[Task material]
--------------------------------------------------

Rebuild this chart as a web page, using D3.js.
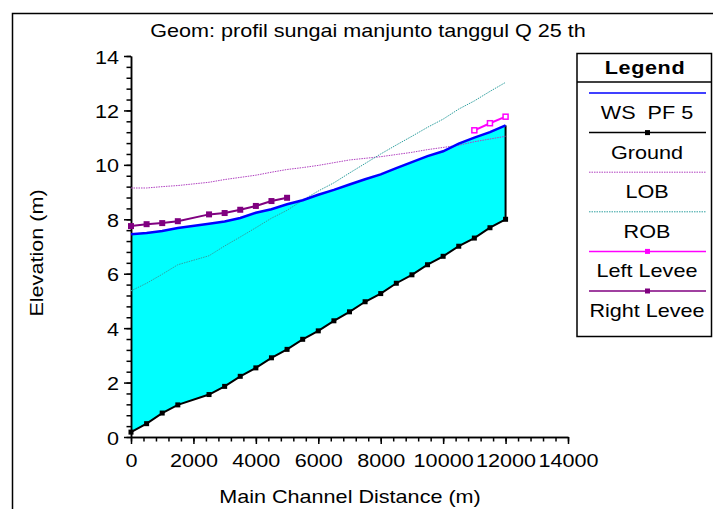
<!DOCTYPE html>
<html>
<head>
    <title>Profil</title>
    <script src="https://cdn.jsdelivr.net/npm/d3@7"></script>
    <style>
        body { margin: 0; background: #fff; }
        text { font-family: "Liberation Sans", Arial, sans-serif; }
    </style>
</head>
<body>
    <svg width="713" height="509" id="mainsvg"></svg>
    <script>
        const svg = d3.select('svg');
        const FS = 18;
        const SX = 1.2; // glyphs in the picture are drawn wide

        // data
        const dist = [0, 500, 1000, 1500, 2500, 3000, 3500, 4000, 4500, 5000, 5500, 6000,
            6500, 7000, 7500, 8000, 8500, 9000, 9500, 10000, 10500, 11000, 11500, 12000];
        const ground = [0.18, 0.49, 0.88, 1.18, 1.56, 1.86, 2.23, 2.54, 2.91, 3.22, 3.59, 3.90,
            4.27, 4.60, 4.97, 5.27, 5.65, 5.96, 6.33, 6.64, 7.01, 7.31, 7.69, 8.00];
        const wsPF5 = [7.45, 7.50, 7.57, 7.68, 7.84, 7.92, 8.05, 8.24, 8.37, 8.55, 8.70, 8.90,
            9.08, 9.28, 9.47, 9.65, 9.88, 10.10, 10.32, 10.50, 10.78, 11.00, 11.20, 11.45];
        const lob = [9.15, 9.15, 9.20, 9.24, 9.36, 9.46, 9.54, 9.62, 9.73, 9.83, 9.90, 9.98,
            10.08, 10.18, 10.24, 10.30, 10.38, 10.46, 10.56, 10.64, 10.72, 10.85, 10.95, 11.05];
        const rob = [5.37, 5.65, 5.98, 6.33, 6.66, 7.02, 7.35, 7.69, 8.04, 8.33, 8.70, 9.04,
            9.34, 9.70, 10.05, 10.40, 10.73, 11.05, 11.38, 11.68, 12.05, 12.35, 12.70, 13.03];
        const leftLeveeX = [11000, 11500, 12000];
        const leftLevee = [11.27, 11.53, 11.77];
        const rightLeveeX = [0, 500, 1000, 1500, 2500, 3000, 3500, 4000, 4500, 5000];
        const rightLevee = [7.75, 7.82, 7.86, 7.93, 8.18, 8.23, 8.35, 8.49, 8.67, 8.79];
        const xTicks = [0, 2000, 4000, 6000, 8000, 10000, 12000, 14000];
        const yTicks = [0, 2, 4, 6, 8, 10, 12, 14];
        const legendNames = ['WS  PF 5', 'Ground', 'LOB', 'ROB', 'Left Levee', 'Right Levee'];

        const x = d3.scaleLinear().domain([0, 14000]).range([131, 568]);
        const y = d3.scaleLinear().domain([0, 14]).range([437, 56]);

        const pts = (xs, ys) => xs.map((d, i) => ({ x: d, y: ys[i] }));
        const line = d3.line().x(d => x(d.x)).y(d => y(d.y));

        // wide text helper
        const label = (parent, tx, ty, str, rot) => parent.append('text')
            .attr('transform', `translate(${tx},${ty})` + (rot ? ` rotate(${rot})` : '') + ` scale(${SX},1)`)
            .attr('text-anchor', 'middle').attr('font-size', FS).attr('fill', 'black')
            .style('white-space', 'pre').text(str);

        // outer frame
        svg.append('path').attr('d', 'M 12.5 509 V 13.5 H 713')
            .attr('fill', 'none').attr('stroke', 'black').attr('stroke-width', 1.5);

        label(svg, 368, 37, 'Geom: profil sungai manjunto tanggul Q 25 th');

        // water area
        const water = dist.map((d, i) => ({ x: d, g: ground[i], w: wsPF5[i] }));
        svg.append('path').datum(water)
            .attr('d', d3.area().x(d => x(d.x)).y0(d => y(d.g)).y1(d => y(d.w)))
            .attr('fill', '#00ffff');
        svg.append('line')
            .attr('x1', x(12000)).attr('x2', x(12000))
            .attr('y1', y(ground[ground.length - 1])).attr('y2', y(wsPF5[wsPF5.length - 1]))
            .attr('stroke', 'black').attr('stroke-width', 2);

        // axes
        const gx = svg.append('g').attr('transform', `translate(0,${y(0)})`);
        gx.call(d3.axisBottom(x).tickValues(d3.range(0, 14001, 400)).tickSize(4.5).tickFormat('').tickSizeOuter(0));
        gx.call(g => g.append('g').call(d3.axisBottom(x).tickValues(xTicks).tickSize(7).tickSizeOuter(0)
            .tickFormat(d => d)));
        const gy = svg.append('g').attr('transform', `translate(${x(0)},0)`);
        gy.call(d3.axisLeft(y).tickValues(d3.range(0, 14.01, 0.4)).tickSize(4.5).tickFormat('').tickSizeOuter(0));
        gy.call(g => g.append('g').call(d3.axisLeft(y).tickValues(yTicks).tickSize(7).tickSizeOuter(0)
            .tickFormat(d => d)));
        svg.selectAll('.domain').attr('stroke', 'black').attr('stroke-width', 1.5);
        svg.selectAll('.tick line').attr('stroke', 'black').attr('stroke-width', 1.5);
        svg.selectAll('.tick text').attr('font-size', FS).attr('fill', 'black')
            .attr('font-family', '"Liberation Sans", Arial, sans-serif');
        gx.selectAll('.tick text').attr('y', 0).attr('dy', 0)
            .attr('transform', `translate(0,30) scale(${SX},1)`);
        gy.selectAll('.tick text').attr('x', 0).attr('dy', 0)
            .attr('transform', `translate(-12,7) scale(${SX},1)`);

        label(svg, 350, 503, 'Main Channel Distance (m)');
        label(svg, 43, 253, 'Elevation (m)', -90);

        // lines
        svg.append('path').datum(pts(dist, lob)).attr('d', line).attr('fill', 'none')
            .attr('stroke', '#b040c0').attr('stroke-width', 1).attr('stroke-dasharray', '1.5,1');
        svg.append('path').datum(pts(dist, rob)).attr('d', line).attr('fill', 'none')
            .attr('stroke', '#30a0a0').attr('stroke-width', 1).attr('stroke-dasharray', '1.5,1');
        svg.append('path').datum(pts(dist, wsPF5)).attr('d', line).attr('fill', 'none')
            .attr('stroke', '#0000ff').attr('stroke-width', 2.5);
        svg.append('path').datum(pts(dist, ground)).attr('d', line).attr('fill', 'none')
            .attr('stroke', 'black').attr('stroke-width', 2);
        svg.selectAll('.gPt').data(pts(dist, ground)).join('rect').attr('class', 'gPt')
            .attr('x', d => x(d.x) - 2.5).attr('y', d => y(d.y) - 2.5).attr('width', 5).attr('height', 5)
            .attr('fill', 'black');
        svg.append('path').datum(pts(rightLeveeX, rightLevee)).attr('d', line).attr('fill', 'none')
            .attr('stroke', '#800080').attr('stroke-width', 2);
        svg.selectAll('.rPt').data(pts(rightLeveeX, rightLevee)).join('rect').attr('class', 'rPt')
            .attr('x', d => x(d.x) - 3).attr('y', d => y(d.y) - 3).attr('width', 6).attr('height', 6)
            .attr('fill', '#800080');
        svg.append('path').datum(pts(leftLeveeX, leftLevee)).attr('d', line).attr('fill', 'none')
            .attr('stroke', '#ff00ff').attr('stroke-width', 2);
        svg.selectAll('.lPt').data(pts(leftLeveeX, leftLevee)).join('rect').attr('class', 'lPt')
            .attr('x', d => x(d.x) - 2.5).attr('y', d => y(d.y) - 2.5).attr('width', 5).attr('height', 5)
            .attr('fill', 'white').attr('stroke', '#ff00ff').attr('stroke-width', 1.5);

        // legend
        const lg = svg.append('g');
        lg.append('rect').attr('x', 577).attr('y', 53.5).attr('width', 134.5).attr('height', 283)
            .attr('fill', 'white').attr('stroke', 'black').attr('stroke-width', 1.5);
        lg.append('line').attr('x1', 577).attr('x2', 711.5).attr('y1', 82).attr('y2', 82)
            .attr('stroke', 'black').attr('stroke-width', 1.5);
        label(lg, 645, 74, 'Legend').attr('font-weight', 'bold').attr('letter-spacing', 0.5);
        const styles = [
            { c: '#0000ff', w: 1.5 },
            { c: 'black', w: 1.5, m: 'fill' },
            { c: '#b040c0', w: 1, dash: '1.5,1' },
            { c: '#30a0a0', w: 1, dash: '1.5,1' },
            { c: '#ff00ff', w: 1.5, m: 'fill' },
            { c: '#800080', w: 1.5, m: 'fill' }
        ];
        const rowY = d3.scaleLinear().domain([0, 5]).range([93, 291]);
        legendNames.forEach((name, i) => {
            const s = styles[i];
            const ly = rowY(i);
            lg.append('line').attr('x1', 589).attr('x2', 706).attr('y1', ly).attr('y2', ly)
                .attr('stroke', s.c).attr('stroke-width', s.w).attr('stroke-dasharray', s.dash || null);
            if (s.m) {
                lg.append('rect').attr('x', 645).attr('y', ly - 2.5).attr('width', 5).attr('height', 5)
                    .attr('fill', s.c);
            }
            label(lg, 647, ly + 26, name);
        });
    </script>
</body>
</html>
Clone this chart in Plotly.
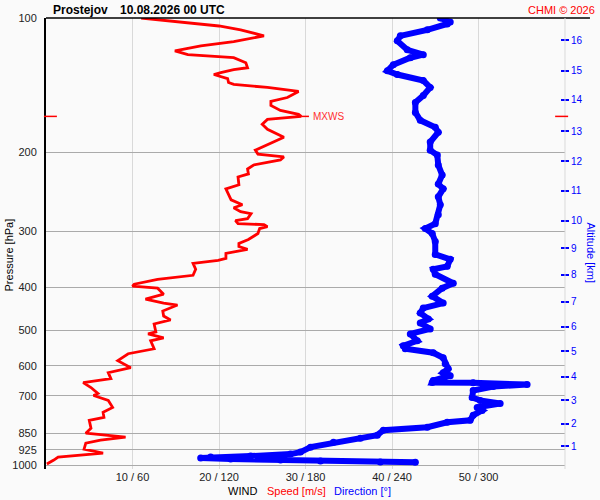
import math
import plotly.graph_objects as go

# ---------------- data ----------------
# wind speed profile [m/s] vs pressure [hPa]
speed_p = [100.0, 104.2, 106.3, 109.6, 113.0, 115.4, 118.4, 120.8, 122.7, 125.9,
           129.2, 130.5, 132.5, 133.8, 136.6, 139.4, 140.8, 143.0, 146.0, 150.6,
           153.7, 156.9, 161.0, 164.3, 166.0, 168.6, 172.9, 177.4, 184.8, 189.5,
           197.5, 201.6, 204.6, 207.8, 213.2, 217.7, 223.3, 226.8, 236.2, 241.1,
           248.6, 255.1, 261.7, 265.7, 271.2, 274.0, 281.1, 284.0, 288.4, 289.9,
           292.9, 295.8, 303.5, 313.0, 319.5, 324.4, 329.4, 332.8, 336.2, 344.9,
           348.5, 353.8, 364.9, 376.3, 384.1, 394.0, 398.1, 402.2, 414.8, 425.5,
           434.3, 438.7, 452.4, 464.2, 473.7, 483.5, 503.8, 509.0, 519.4, 527.5,
           549.5, 563.7, 584.3, 605.7, 621.4, 640.8, 654.0, 670.9, 691.8, 698.9,
           717.0, 743.1, 762.5, 782.2, 794.3, 827.6, 848.9, 866.6, 880.0, 893.5,
           921.4, 940.4, 950.1, 959.9, 974.7, 994.9]
speed_ms = [11.0, 20.0, 22.5, 25.2, 21.7, 17.9, 14.9, 16.4, 21.7, 23.1,
            23.3, 21.7, 20.2, 19.4, 21.0, 21.1, 21.7, 25.6, 29.2, 27.9,
            26.0, 26.0, 27.1, 29.2, 29.5, 25.6, 25.0, 25.6, 27.5, 26.3,
            24.2, 24.5, 27.5, 27.1, 24.0, 23.3, 23.4, 22.2, 22.3, 20.8,
            21.1, 21.4, 22.7, 21.7, 22.5, 23.7, 23.3, 21.9, 22.2, 25.2,
            25.6, 24.7, 24.5, 23.4, 22.3, 22.3, 23.3, 22.2, 20.8, 20.8,
            19.9, 17.0, 17.3, 17.0, 12.9, 10.2, 10.0, 12.9, 13.6, 11.5,
            13.6, 15.2, 13.5, 13.6, 14.4, 12.5, 12.7, 11.8, 13.6, 12.1,
            12.5, 9.5, 8.3, 9.8, 7.2, 7.5, 4.3, 5.2, 6.0, 5.5,
            7.2, 7.7, 6.6, 6.7, 5.0, 5.2, 4.6, 9.2, 6.3, 4.6,
            4.4, 6.6, 4.4, 1.4, 0.9, 0.1]

# wind direction profile [deg] vs pressure [hPa]
dir_p = [100.0, 102.1, 103.1, 106.3, 109.6, 112.5, 117.8, 120.8, 122.7, 127.2,
         131.2, 133.8, 138.0, 143.0, 149.1, 154.5, 162.6, 169.4, 175.6, 180.1,
         189.5, 197.5, 202.6, 213.2, 224.5, 235.1, 241.1, 251.2, 261.7, 275.4,
         288.4, 295.8, 303.5, 316.2, 337.9, 346.7, 359.4, 364.9, 374.3, 392.0,
         402.2, 419.0, 434.3, 445.5, 457.1, 471.2, 481.1, 496.1, 509.0, 527.5,
         541.0, 549.5, 560.8, 575.4, 593.2, 608.9, 621.4, 631.0, 647.3, 654.0,
         654.5, 660.7, 667.5, 681.1, 706.1, 717.0, 728.1, 743.1, 754.7, 774.2,
         794.3, 802.5, 823.0, 836.1, 857.5, 871.0, 889.0, 912.0, 935.7, 945.3,
         955.0, 959.9, 964.8, 969.7, 974.7, 979.7, 984.7, 985.5]
dir_deg = [273.5, 280.4, 278.3, 264.5, 245.8, 243.7, 250.6, 261.7, 252.7, 240.9,
           236.8, 243.7, 261.7, 266.5, 261.7, 256.2, 256.2, 259.6, 270.0, 272.1,
           266.5, 266.5, 271.4, 272.1, 274.8, 272.1, 275.5, 272.1, 273.5, 272.1,
           270.0, 263.1, 267.9, 270.0, 270.0, 280.4, 278.3, 268.6, 270.0, 282.5,
           274.8, 267.9, 275.5, 261.7, 259.6, 265.2, 259.6, 266.5, 252.7, 257.5,
           247.8, 249.2, 268.6, 275.5, 276.9, 279.0, 275.5, 280.4, 268.6, 267.9,
           296.3, 333.7, 310.2, 296.3, 295.6, 301.2, 315.0, 299.1, 302.5, 296.3,
           294.2, 278.3, 264.5, 234.0, 229.8, 218.1, 199.4, 183.5, 176.5, 169.6,
           141.9, 114.2, 107.3, 128.1, 162.7, 190.4, 231.9, 256.2]

# axes
pressure_ticks = [100, 200, 300, 400, 500, 600, 700, 850, 925, 1000]
speed_ticks = [10, 20, 30, 40, 50]
speed_ticktext = ["10 / 60", "20 / 120", "30 / 180", "40 / 240", "50 / 300"]
alt_km = [1, 2, 3, 4, 5, 6, 7, 8, 9, 10, 11, 12, 13, 14, 15, 16]
alt_p = [908.8, 807.8, 717.0, 634.2, 557.1, 490.2, 431.4, 374.8, 327.2, 284.0,
         243.6, 208.9, 179.4, 152.4, 131.3, 112.1]

# max wind speed level
mxws_p = 166.0
mxws_ms = 29.5

station = "Prostejov"
stamp = "10.08.2026 00 UTC"

# ---------------- figure ----------------
SPEED_MAX = 60.0
DIR_MAX = 360.0
dir_scaled = [d * SPEED_MAX / DIR_MAX for d in dir_deg]

yrange = [math.log10(1000) + 4 / 450, 2]
BG = "#fafafa"
FONT = "Liberation Sans, Arial, sans-serif"

fig = go.Figure()
fig.add_trace(go.Scatter(
    x=dir_scaled, y=dir_p, mode="lines+markers",
    line=dict(color="#0000ff", width=6),
    marker=dict(color="#0000ff", size=7),
    hoverinfo="skip", showlegend=False))
fig.add_trace(go.Scatter(
    x=speed_ms, y=speed_p, mode="lines",
    line=dict(color="#ff0000", width=2.8),
    hoverinfo="skip", showlegend=False))
# helper (invisible) trace to activate the altitude axis
fig.add_trace(go.Scatter(
    x=[speed_ms[0]], y=[speed_p[0]], yaxis="y2", mode="markers",
    marker=dict(opacity=0), hoverinfo="skip", showlegend=False))

fig.update_layout(
    width=600, height=500,
    margin=dict(l=45, r=35, t=15, b=31),
    paper_bgcolor=BG, plot_bgcolor=BG,
    font=dict(family=FONT, size=11, color="black"),
    xaxis=dict(range=[0, SPEED_MAX], tickvals=speed_ticks, ticktext=speed_ticktext,
               showgrid=True, gridcolor="#d9d9d9", gridwidth=1, zeroline=False,
               showline=False, ticks="", tickfont=dict(size=11, color="#222"),
               fixedrange=True),
    yaxis=dict(type="log", range=yrange, tickvals=pressure_ticks,
               ticktext=[str(p) for p in pressure_ticks],
               showgrid=True, gridcolor="#aaaaaa", gridwidth=1, zeroline=False,
               showline=True, linecolor="black", linewidth=2, ticks="",
               ticklabelstandoff=5, tickfont=dict(size=11, color="#222"),
               fixedrange=True),
    yaxis2=dict(type="log", range=yrange, overlaying="y", side="right",
                anchor="free", position=(560 - 45) / 520,
                tickvals=alt_p, ticktext=[str(a) for a in alt_km],
                showgrid=False, zeroline=False, showline=False,
                ticks="outside", ticklen=8, tickwidth=1.5, tickcolor="#0000ff",
                tickfont=dict(size=10, color="#0000ff"), fixedrange=True),
)

# top border (100 hPa) black, right edge light gray
fig.add_shape(type="line", xref="paper", yref="paper", x0=0, x1=(590 - 45) / 520,
              y0=1, y1=1, line=dict(color="black", width=1.5))
fig.add_shape(type="line", xref="paper", yref="paper", x0=1, x1=1,
              y0=0, y1=1, line=dict(color="#d9d9d9", width=1))

# MXWS marks
fig.add_shape(type="line", xref="paper", yref="y", x0=-0.004, x1=0.021,
              y0=mxws_p, y1=mxws_p, line=dict(color="#ff0000", width=1.5))
fig.add_shape(type="line", xref="paper", yref="y", x0=0.981, x1=1.006,
              y0=mxws_p, y1=mxws_p, line=dict(color="#ff0000", width=1.5))
fig.add_shape(type="line", xref="x", yref="y", x0=mxws_ms, x1=mxws_ms + 0.9,
              y0=mxws_p, y1=mxws_p, line=dict(color="#ff0000", width=1.5))
fig.add_annotation(x=mxws_ms, y=math.log10(mxws_p), xref="x", yref="y",
                   text="MXWS", showarrow=False, xanchor="left", xshift=10,
                   font=dict(size=10, color="#ff3030"))

# titles
def px_x(px):
    return (px - 45) / 520

def px_y(py):
    return (469 - py) / 454

fig.add_annotation(x=px_x(50), y=px_y(7), xref="paper", yref="paper", text=station,
                   showarrow=False, xanchor="left", yanchor="middle",
                   font=dict(size=12, color="black", family=FONT, weight="bold"))
fig.add_annotation(x=px_x(117), y=px_y(7), xref="paper", yref="paper", text=stamp,
                   showarrow=False, xanchor="left", yanchor="middle",
                   font=dict(size=12, color="black", family=FONT, weight="bold"))
fig.add_annotation(x=px_x(597), y=px_y(7), xref="paper", yref="paper", text="CHMI © 2026",
                   showarrow=False, xanchor="right", yanchor="middle",
                   font=dict(size=11, color="#ff0000"))
fig.add_annotation(x=px_x(8), y=px_y(254), xref="paper", yref="paper", text="Pressure [hPa]",
                   showarrow=False, textangle=-90, xanchor="center", yanchor="middle",
                   font=dict(size=11, color="black"))
fig.add_annotation(x=px_x(591), y=px_y(252), xref="paper", yref="paper", text="Altitude [km]",
                   showarrow=False, textangle=90, xanchor="center", yanchor="middle",
                   font=dict(size=11, color="#0000ff"))
fig.add_annotation(x=px_x(225), y=px_y(491), xref="paper", yref="paper", text="WIND",
                   showarrow=False, xanchor="left", yanchor="middle",
                   font=dict(size=11, color="black"))
fig.add_annotation(x=px_x(264), y=px_y(491), xref="paper", yref="paper", text="Speed [m/s]",
                   showarrow=False, xanchor="left", yanchor="middle",
                   font=dict(size=11, color="#ff0000"))
fig.add_annotation(x=px_x(332), y=px_y(491), xref="paper", yref="paper", text="Direction [°]",
                   showarrow=False, xanchor="left", yanchor="middle",
                   font=dict(size=11, color="#0000ff"))

fig.write_html("out.html", config={"displayModeBar": False},
               post_script="document.body.style.margin='0';document.body.style.overflow='hidden';")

--------------------------------------------------

[Problem details]
Your copy should hold only the lines from the one containing "Clone this chart in Plotly." through the one containing "import plotly.graph_objects as go", word for word, with no pictures.

[Response to the task]
Clone this chart in Plotly.
import math
import plotly.graph_objects as go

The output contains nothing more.